I really love my surgeon Dr. Liu. I honestly think he is the best. He's just amazing, brilliant really, and compassionate on top of that, but he's actually a bit shy and is reserved because of this so you just have to barrel right through that to get to the other side and see what a sweetheart he is, what a beautiful family he has -- oh my God his daughters and his wife, they could easily be models. He also has a great sense of humor but again you have to either know him really well or not be afraid to throw your arms around him and give him a great big hug.

When I feel well enough and get some time here I'll post photos of my first visit post op.
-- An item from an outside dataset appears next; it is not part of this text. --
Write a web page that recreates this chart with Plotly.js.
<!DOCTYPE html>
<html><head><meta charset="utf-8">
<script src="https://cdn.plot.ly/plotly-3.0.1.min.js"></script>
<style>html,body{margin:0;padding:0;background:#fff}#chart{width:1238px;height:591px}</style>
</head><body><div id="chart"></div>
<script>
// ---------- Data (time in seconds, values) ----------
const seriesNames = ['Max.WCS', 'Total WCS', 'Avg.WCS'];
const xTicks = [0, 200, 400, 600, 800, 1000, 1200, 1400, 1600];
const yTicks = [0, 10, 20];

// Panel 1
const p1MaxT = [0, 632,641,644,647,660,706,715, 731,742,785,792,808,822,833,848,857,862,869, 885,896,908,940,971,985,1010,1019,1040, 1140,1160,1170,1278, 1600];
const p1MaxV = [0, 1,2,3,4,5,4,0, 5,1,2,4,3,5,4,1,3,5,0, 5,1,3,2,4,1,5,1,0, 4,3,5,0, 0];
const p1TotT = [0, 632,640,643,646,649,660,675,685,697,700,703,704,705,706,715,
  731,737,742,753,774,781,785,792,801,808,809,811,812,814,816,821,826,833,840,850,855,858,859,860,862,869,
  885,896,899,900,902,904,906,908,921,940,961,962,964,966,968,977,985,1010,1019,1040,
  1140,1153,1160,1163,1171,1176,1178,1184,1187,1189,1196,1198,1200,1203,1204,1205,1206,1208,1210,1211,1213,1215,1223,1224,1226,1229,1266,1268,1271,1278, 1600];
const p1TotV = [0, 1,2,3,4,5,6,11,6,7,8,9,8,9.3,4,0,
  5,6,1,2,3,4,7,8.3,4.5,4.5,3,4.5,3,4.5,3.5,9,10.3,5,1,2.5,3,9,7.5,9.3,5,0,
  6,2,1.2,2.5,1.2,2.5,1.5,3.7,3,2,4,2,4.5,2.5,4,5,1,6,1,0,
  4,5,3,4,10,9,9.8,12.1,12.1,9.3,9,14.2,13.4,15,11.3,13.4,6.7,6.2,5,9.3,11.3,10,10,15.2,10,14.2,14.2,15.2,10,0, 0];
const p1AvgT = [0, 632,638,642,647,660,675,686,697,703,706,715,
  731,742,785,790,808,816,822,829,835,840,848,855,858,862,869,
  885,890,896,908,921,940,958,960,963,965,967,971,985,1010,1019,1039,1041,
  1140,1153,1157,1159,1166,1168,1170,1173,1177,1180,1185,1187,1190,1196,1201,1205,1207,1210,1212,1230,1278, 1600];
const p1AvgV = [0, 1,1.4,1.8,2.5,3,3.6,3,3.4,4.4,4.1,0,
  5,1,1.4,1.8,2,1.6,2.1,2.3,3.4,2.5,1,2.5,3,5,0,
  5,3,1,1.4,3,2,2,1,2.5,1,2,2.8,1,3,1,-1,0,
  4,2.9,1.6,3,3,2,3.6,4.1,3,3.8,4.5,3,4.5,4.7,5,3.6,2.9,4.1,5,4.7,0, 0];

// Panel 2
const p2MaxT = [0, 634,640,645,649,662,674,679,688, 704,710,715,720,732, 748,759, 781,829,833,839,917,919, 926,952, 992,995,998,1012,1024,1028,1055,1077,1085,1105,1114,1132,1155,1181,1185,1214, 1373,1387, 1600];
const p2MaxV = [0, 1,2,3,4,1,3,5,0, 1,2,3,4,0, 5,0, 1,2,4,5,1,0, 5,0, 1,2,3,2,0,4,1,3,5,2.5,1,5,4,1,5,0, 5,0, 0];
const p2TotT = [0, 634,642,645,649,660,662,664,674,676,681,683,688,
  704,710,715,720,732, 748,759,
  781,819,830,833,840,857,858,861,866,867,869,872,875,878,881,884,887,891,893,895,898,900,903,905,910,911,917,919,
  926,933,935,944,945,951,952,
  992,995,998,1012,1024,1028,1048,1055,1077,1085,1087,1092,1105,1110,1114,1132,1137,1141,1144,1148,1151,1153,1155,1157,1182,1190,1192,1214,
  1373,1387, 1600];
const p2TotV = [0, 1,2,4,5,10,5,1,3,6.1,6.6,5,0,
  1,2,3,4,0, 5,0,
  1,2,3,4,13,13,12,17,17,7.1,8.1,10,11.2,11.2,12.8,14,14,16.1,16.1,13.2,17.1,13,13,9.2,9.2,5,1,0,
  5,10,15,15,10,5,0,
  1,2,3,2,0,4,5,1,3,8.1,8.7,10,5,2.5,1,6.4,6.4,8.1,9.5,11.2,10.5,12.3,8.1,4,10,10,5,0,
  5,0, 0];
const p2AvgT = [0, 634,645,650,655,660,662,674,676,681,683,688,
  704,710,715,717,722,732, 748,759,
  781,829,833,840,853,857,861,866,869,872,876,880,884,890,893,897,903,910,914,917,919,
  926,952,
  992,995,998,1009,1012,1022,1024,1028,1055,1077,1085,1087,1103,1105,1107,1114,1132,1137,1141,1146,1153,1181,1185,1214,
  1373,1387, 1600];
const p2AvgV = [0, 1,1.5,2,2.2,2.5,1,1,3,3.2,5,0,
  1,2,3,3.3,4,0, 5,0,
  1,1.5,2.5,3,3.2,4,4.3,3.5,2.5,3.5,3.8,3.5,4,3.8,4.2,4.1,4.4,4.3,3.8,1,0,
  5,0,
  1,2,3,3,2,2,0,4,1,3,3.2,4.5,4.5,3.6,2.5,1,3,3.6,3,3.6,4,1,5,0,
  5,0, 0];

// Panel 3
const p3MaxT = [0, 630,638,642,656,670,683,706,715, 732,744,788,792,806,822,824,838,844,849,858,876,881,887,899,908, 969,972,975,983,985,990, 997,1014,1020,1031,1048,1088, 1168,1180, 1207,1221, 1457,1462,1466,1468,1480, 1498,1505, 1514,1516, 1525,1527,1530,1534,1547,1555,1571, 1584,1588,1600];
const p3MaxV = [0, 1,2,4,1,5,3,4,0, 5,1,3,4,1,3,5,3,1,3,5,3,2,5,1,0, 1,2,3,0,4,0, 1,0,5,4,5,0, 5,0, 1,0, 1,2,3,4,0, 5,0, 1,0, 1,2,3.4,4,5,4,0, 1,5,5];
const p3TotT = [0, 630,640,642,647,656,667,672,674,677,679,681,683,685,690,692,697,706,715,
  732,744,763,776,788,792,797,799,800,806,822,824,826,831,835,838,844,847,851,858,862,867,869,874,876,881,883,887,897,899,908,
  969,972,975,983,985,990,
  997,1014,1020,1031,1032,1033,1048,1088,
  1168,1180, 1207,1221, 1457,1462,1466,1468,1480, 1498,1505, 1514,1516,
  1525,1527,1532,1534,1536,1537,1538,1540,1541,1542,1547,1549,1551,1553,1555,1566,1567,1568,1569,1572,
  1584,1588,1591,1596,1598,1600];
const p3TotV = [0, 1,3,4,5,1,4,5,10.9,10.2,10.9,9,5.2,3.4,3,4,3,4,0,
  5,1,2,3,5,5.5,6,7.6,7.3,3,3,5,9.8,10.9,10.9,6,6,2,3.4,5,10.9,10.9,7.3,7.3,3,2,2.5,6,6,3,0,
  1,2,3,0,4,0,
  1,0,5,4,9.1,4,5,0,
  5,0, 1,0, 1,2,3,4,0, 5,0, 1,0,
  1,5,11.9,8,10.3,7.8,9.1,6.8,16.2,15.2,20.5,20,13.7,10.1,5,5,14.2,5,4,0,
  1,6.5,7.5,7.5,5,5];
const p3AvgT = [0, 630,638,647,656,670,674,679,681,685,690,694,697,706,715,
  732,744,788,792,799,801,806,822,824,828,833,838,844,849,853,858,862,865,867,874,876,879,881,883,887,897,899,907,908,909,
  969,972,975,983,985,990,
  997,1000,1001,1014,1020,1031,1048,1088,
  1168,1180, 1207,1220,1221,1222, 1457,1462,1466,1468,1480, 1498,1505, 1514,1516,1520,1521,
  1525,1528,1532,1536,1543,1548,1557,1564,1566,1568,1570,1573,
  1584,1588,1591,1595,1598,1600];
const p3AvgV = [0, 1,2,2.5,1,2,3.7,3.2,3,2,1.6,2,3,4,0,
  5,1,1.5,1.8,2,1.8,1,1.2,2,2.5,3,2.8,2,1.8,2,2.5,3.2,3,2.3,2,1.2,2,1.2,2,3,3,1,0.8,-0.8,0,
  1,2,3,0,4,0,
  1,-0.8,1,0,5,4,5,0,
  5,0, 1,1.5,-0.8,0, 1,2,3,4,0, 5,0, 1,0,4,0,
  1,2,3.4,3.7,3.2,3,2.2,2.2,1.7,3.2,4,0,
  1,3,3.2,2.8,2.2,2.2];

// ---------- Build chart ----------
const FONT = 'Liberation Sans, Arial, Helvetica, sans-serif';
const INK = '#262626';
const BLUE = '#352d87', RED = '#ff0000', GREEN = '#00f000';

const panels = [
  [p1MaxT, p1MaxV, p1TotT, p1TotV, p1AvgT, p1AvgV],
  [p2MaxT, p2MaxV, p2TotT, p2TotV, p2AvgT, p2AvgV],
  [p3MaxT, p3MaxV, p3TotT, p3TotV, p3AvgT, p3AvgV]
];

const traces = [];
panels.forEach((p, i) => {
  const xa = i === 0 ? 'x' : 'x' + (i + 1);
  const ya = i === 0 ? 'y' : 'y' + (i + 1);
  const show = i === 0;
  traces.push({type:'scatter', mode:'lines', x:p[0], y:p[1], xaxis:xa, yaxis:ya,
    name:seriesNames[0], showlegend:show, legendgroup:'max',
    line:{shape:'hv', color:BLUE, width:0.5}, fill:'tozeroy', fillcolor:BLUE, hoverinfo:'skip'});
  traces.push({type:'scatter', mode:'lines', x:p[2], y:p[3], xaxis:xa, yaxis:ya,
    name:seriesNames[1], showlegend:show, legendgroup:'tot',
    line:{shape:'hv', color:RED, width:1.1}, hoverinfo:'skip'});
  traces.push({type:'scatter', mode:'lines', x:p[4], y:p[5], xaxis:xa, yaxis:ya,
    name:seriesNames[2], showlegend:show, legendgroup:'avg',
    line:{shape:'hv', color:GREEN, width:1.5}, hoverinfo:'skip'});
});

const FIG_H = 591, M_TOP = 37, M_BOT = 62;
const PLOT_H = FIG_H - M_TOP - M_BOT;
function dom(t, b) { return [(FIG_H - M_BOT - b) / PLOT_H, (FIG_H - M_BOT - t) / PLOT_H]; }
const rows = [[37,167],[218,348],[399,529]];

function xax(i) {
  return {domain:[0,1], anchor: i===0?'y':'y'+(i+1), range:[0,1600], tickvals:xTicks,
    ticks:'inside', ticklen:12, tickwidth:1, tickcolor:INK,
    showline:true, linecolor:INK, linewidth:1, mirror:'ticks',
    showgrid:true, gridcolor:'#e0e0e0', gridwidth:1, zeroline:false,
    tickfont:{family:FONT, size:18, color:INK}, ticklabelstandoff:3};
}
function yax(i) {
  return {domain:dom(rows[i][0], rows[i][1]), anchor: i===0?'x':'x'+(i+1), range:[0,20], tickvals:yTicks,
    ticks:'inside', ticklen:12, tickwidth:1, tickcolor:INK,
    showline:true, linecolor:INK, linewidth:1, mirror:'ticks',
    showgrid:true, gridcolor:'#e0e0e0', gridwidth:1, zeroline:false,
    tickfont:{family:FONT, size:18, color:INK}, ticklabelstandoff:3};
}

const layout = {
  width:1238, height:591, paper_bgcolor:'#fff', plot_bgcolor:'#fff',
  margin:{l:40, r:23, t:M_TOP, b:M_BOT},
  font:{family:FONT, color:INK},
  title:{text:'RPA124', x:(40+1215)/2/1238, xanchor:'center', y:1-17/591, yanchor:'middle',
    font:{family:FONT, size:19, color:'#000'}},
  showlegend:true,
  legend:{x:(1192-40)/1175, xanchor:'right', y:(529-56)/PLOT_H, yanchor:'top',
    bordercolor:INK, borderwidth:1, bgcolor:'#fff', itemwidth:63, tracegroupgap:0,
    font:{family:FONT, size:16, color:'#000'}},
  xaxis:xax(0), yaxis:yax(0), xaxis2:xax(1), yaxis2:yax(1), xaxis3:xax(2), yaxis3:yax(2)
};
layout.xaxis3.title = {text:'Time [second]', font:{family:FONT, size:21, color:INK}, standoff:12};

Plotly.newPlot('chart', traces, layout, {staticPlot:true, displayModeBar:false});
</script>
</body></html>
I took pictures of the band itself and the port, and Dr. Liu took pictures of my incisions and my belly, which I'm a tad shy to share with you, but probably will anyway, and then there are shots of me throwing my arms around Dr. Liu's neck and giving him a big kiss. But I hate looking at myself in these pictures and I might save them until I lose a ton of weight and can call them before shots, sigh. So far I've lost about twelve pounds and I haven't even had my first fill yet.

These next three sets of photos represent hours of work on my part. There are a couple of terrific vintage fashion discussion boards, (Well, there are probably thousands, but these are the ones I visit), where I posted prayer requests for my Mom, and the Vintage Clothing and Accessories Forum on eBay kindly offered to make my Mother and Grandmother the designers of the week. I think basically they nominate a designer and then everyone posts what they've sold or currently own of his or hers and then talk about their history. I thought this was so kind that I decided to upload the hundreds, (about a thousand actually), of photos I've saved of the dresses I've either bought or bid on, on eBay, through the years.
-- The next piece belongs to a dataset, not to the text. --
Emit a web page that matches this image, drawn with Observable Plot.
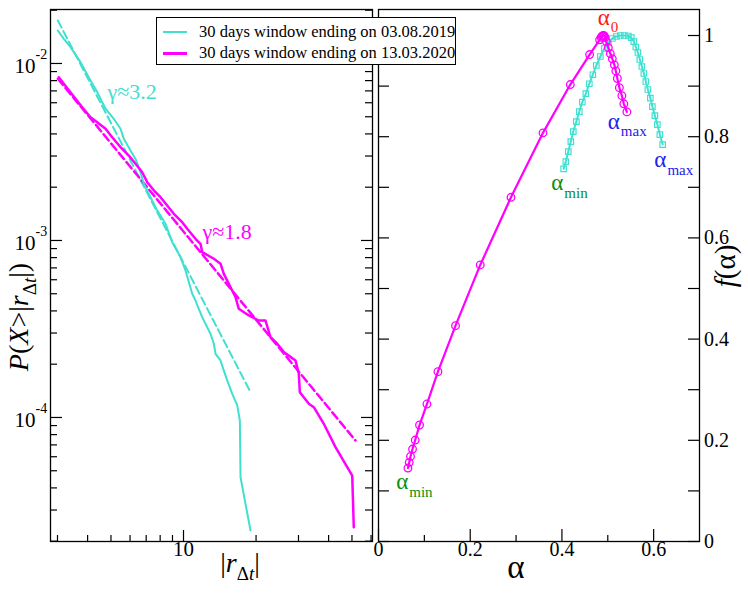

After doing that I couldn't exactly leave out the fashion show, especially after all of the hard work my friend Mary put in to making it happen, so I uploaded all of these photos as well. Then I made three mosaics that you can see below and shared those with the group. There was a bit of agita about copyright infringement etc. but we worked it all out. It's an interesting thread and if you care about vintage fashion or like old family stories you might want to check it out.

Funny about the copyright issue. The very first post in the thread was written by me and given to the lovely woman who was handling PR for us for the fashion show, although it's been changed a bit -- kind of like playing telephone in school. She distributed it and it ended up on a bunch of different sites where, of course, I never received credit for it.
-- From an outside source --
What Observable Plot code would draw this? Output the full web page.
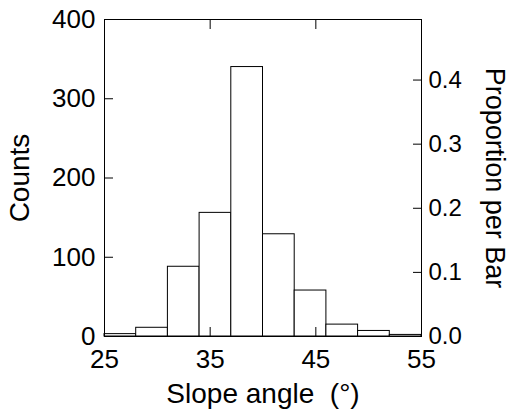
<!DOCTYPE html>
<html><head><meta charset="utf-8">
<script src="https://cdn.jsdelivr.net/npm/d3@7"></script>
<script src="https://cdn.jsdelivr.net/npm/@observablehq/plot@0.6"></script>
<style>body{margin:0;background:#fff}</style>
</head><body><div id="chart"></div>
<script>
const binStarts = [25, 28, 31, 34, 37, 40, 43, 46, 49, 52];
const binWidth = 3;
const counts = [3, 11, 88, 156, 340, 129, 58, 15, 7, 2];
const xTicks = [25, 35, 45, 55];
const countTicks = [0, 100, 200, 300, 400];
const propTicks = [0, 0.1, 0.2, 0.3, 0.4];
const xTitle = "Slope angle  (°)";
const yTitle = "Counts";
const y2Title = "Proportion per Bar";

const total = d3.sum(counts);
const bars = binStarts.map((s, i) => ({x1: s, x2: s + binWidth, count: counts[i]}));
const propCounts = propTicks.map(p => p * total);
const font = "'Liberation Sans', Arial, Helvetica, sans-serif";

const chart = Plot.plot({
  width: 510,
  height: 411,
  marginLeft: 104,
  marginRight: 89,
  marginTop: 19,
  marginBottom: 75,
  x: {domain: [25, 55]},
  y: {domain: [0, 400]},
  style: {fontFamily: font, fontSize: "26px", color: "black", background: "white"},
  marks: [
    Plot.rectY(bars, {x1: "x1", x2: "x2", y: "count", fill: "white", stroke: "black", strokeWidth: 1}),
    Plot.frame({stroke: "black"}),
    Plot.axisX({ticks: xTicks, anchor: "bottom", tickSize: -9, text: null, label: null}),
    Plot.axisX({ticks: xTicks, anchor: "top", tickSize: -9, text: null, label: null}),
    Plot.axisX({ticks: xTicks, anchor: "bottom", tickSize: 0, tickPadding: 13, label: null, fontSize: 26, tickFormat: d => String(d)}),
    Plot.axisY({ticks: countTicks, anchor: "left", tickSize: -9, text: null, label: null}),
    Plot.axisY({ticks: countTicks, anchor: "left", tickSize: 0, tickPadding: 9, label: null, fontSize: 26, tickFormat: d => String(d)}),
    Plot.axisY({ticks: propCounts, anchor: "right", tickSize: -9, text: null, label: null}),
    Plot.axisY({ticks: propCounts, anchor: "right", tickSize: 0, tickPadding: 7, label: null, fontSize: 24,
      tickFormat: d => (d / total).toFixed(1)}),
    Plot.text([yTitle], {text: d => d, frameAnchor: "left", dx: -84, rotate: -90, fontSize: 28, textAnchor: "middle", lineAnchor: "middle"}),
    Plot.text([y2Title], {text: d => d, frameAnchor: "right", dx: 73, rotate: 90, fontSize: 27, textAnchor: "middle", lineAnchor: "middle"}),
    Plot.text([xTitle], {text: d => d, frameAnchor: "bottom", dy: 58, fontSize: 28, textAnchor: "middle", lineAnchor: "middle"})
  ]
});
document.getElementById("chart").appendChild(chart);
</script>
</body></html>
If you click on the pictures you can see larger versions on my Flickr site and then if you look to the right you should be able to see sets of photos that you can browse through. There is a fashion show set that also includes some wonderful photos of Betty Davis, and of course my Mother and Grandmother when they were younger, a Peggy Hunt set that has about seven hundred photos in it, and one for my Mom, Jeannette Alexander with about a hundred and twenty pictures in it as well. Mom's dresses are harder to find because they were affordable and people just didn't save and treasure them the way they did with Granny's.

Thank you for your prayers and positive thoughts for Mom and her cancer. There really isn't much that we can do at this point except pray and hope that it grows slowly so that she'll have more time. But she's doing really well. She isn't in pain. She's a little weak and is losing her appetite but that isn't keeping her down. She has a super positive outlook, is eating ice cream, and playing bridge and hanging out with her friends. At her age it's entirely possible that something else might get in her way before the cancer does. I just selfishly want her to hang around here forever.

Jeannette Alexander Mosaic
These are Mom's dresses, Jeannette Alexander.

Peggy Hunt Mosaic
These are my Grandmother's dresses, Peggy Hunt.

Fashion Show Mosaic
And here finally are some shots from the Fashion Show we had at The El Rey Theatre although for some reason I feel like I've shared these with you before.

Anyway, I hope you're all happy and well. Naturally I've missed you and can't wait to catch up with all of you. Thanks as always for hanging in here with me and keeping me on your friend's lists when I've been so hit and miss with my postings.